ミルトン・グレイザーは1929年、ニューヨーク・ブロンクス生まれ。ニューヨークやイタリアでアートを学び、54年に友人らとデザイン会社を設立。60年代後半に雑誌「ニューヨーク・マガジン」の創刊に携わった。

ボブ・ディランが67年に発表したベスト・アルバム『グレテスト・ヒッツVol.1(Bob Dylan’s Greatest Hits)』では、同封ポスターのデザインを手掛けた。
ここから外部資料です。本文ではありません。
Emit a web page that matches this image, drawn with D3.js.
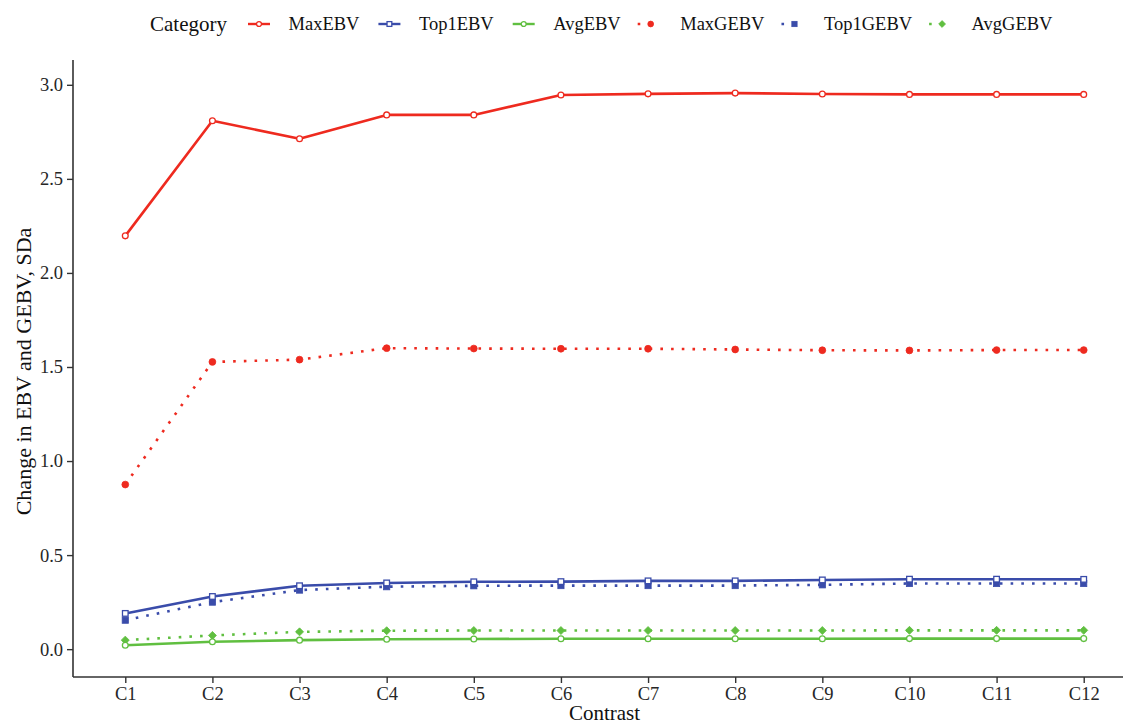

シルエット姿の横顔に、60年代を象徴するようなサイケデリックな色合いで髪を描き、右下に「DYLAN」と記された作品は、ディランがフォークからフォーク・ロックへと進化した時期の代表曲「風に吹かれて」「ライク・ア・ローリング・ストーン」などを収録したアルバムと共に、ファンに強い印象を残した。

ボブ・ディラン(アルバム封入ポスター/67年)や、ニューポート・ジャズフェスティバル(78年)、モントルー・ジャズ・フェスティバル(76年)、サラトガ・フェスティバル(80年)のポスターなど、音楽関連のアートワークも数多く手がけた。

「I♥NY」のロゴは77年、ニューヨークの観光キャンペーンで使われた作品。地元出身のグレイザーは無償で手掛けた。作品は、Tシャツやマグカップ、キーホルダーなどに使われ、ニューヨークのシンボルとなった。2001年の米同時多発テロの際は、新たなバージョン「I♥NY More Than Ever」を制作。

1960年代の広告業界を描いた米テレビドラマシリーズ「マッドメン(Mad Men)」のポスターや、米誌「エスクァイア」表紙のほか、数多くの企業や団体のロゴ、商品のデザインなどを担当。2009年には米国の芸術分野で最も名誉ある「国民芸術勲章」に選ばれ、オバマ大統領(当時)から授与された。グラフィックデザイナーとして初めての受賞だった。